Indeed, the chain sounds positively chipper, boasting that sales over the last four weeks were the “highest ever… for this time of year”. The results are particularly impressive given that Primark has no online operation to speak of, meaning it has completely missed out on the lockdown internet bonanza.
Yet, it is important not to read too much into these figures. For a start, they only cover a short period and, as Primark itself acknowledges, the rebound will partly be driven by “some pent-up demand”, which is why it is already slowing.
The same can be said for the broader high street. Yes, high street footfall was up 2.6pc across the UK last week, according to data provider Springboard. In Greater London, the figure was double that. But hold the celebrations. In the centre of the capital, where there is a high concentration of office workers, levels are still half what they were last year. For the rest of the UK, visitor numbers are off by a quarter. Perspective is everything. Primark was floored by the crisis. When the last of its stores closed on March 22, sales went from £650m a month to zero overnight.
Yes, turnover since restrictions were lifted is set to hit the magic £2bn mark by the end of the year, and profits will be at the upper end of the City’s drastically revised predictions, but at £350m, the bottom line will still come in just under two thirds off the £913m recorded in 2019.
The UK high street has served the chain well but it is clearly beginning to look further afield more seriously now, encouraged no doubt by the diverging fortunes of its hundreds of stores. Those in retail parks are performing strongly but its high street shops remain decidedly below par.
Overseas expansion is being stepped up with another 700,000 sq ft of space earmarked for Spain, the US, Italy, France and other countries, to add to new outposts in Paris, Warsaw and Strasbourg.

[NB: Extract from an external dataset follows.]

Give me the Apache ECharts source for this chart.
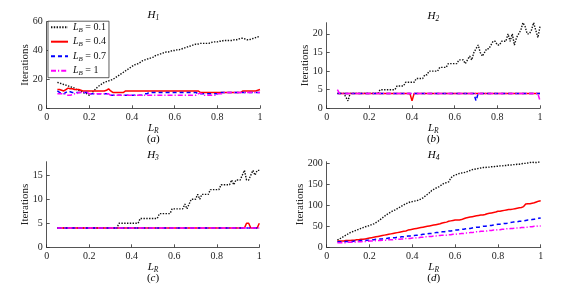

But there’s a bigger point that is in danger of being missed. Primark isn’t just any ordinary retailer. It has always been an outlier and basic economics says that its cut-price fashion, which has always been popular, will be even more of a hit during a vicious downturn. Its improving fortunes provide a glimmer of hope but nothing more than that.
‘Primark isn’t just any ordinary retailer. It has always been an outlier’
Pizza Express tastes freedom
On the face of it, a deal to close 73 restaurants at Pizza Express will do little to transform its prospects. After slimming down, it will still have 400 UK sites, including thankfully my local one at South Woodford.
Food snobs wouldn’t be seen dead in Pizza Express but I speak from personal experience when I say, for parents with young kids, it is about the best of the many big chains that still clutter up the high street. Yet, it’s a sweeping financial overhaul that will make a real difference. After being passed around the private equity industry like a soggy margherita for the last 20 years, the company was in a precarious position before the crisis. Lockdown merely threatened to deliver the fatal blow.
Landlords have also agreed to reduce rents, but the final piece of the puzzle is a debt-forequity swap that effectively hands control to its creditors in return for debts being cut from £735m to £319m, and a £144m cash injection.
Free from the dead hand of private equity, a tired, but still popular, household name should be granted a much-needed new lease of life.
Taking the biscuit?
Production of Wagon Wheels and Jammie Dodgers could be halted after staff threatened to strike over pay.
Parent company Burton’s has been accused of making a “derisory” offer. But, according to the company, the GMB is demanding a 7pc pay hike. That would be quite the rise even if the economy was in rude health. Sounds like it’s the union that is taking the biscuit.
Moves like Jagger A worker arranges stock at the Rolling Stones’ global flagship store, RS No. 9 Carnaby, in Carnaby Street, London, in preparation for its opening tomorrow. Created with Bravado, the shop will sell fashion items and merchandise.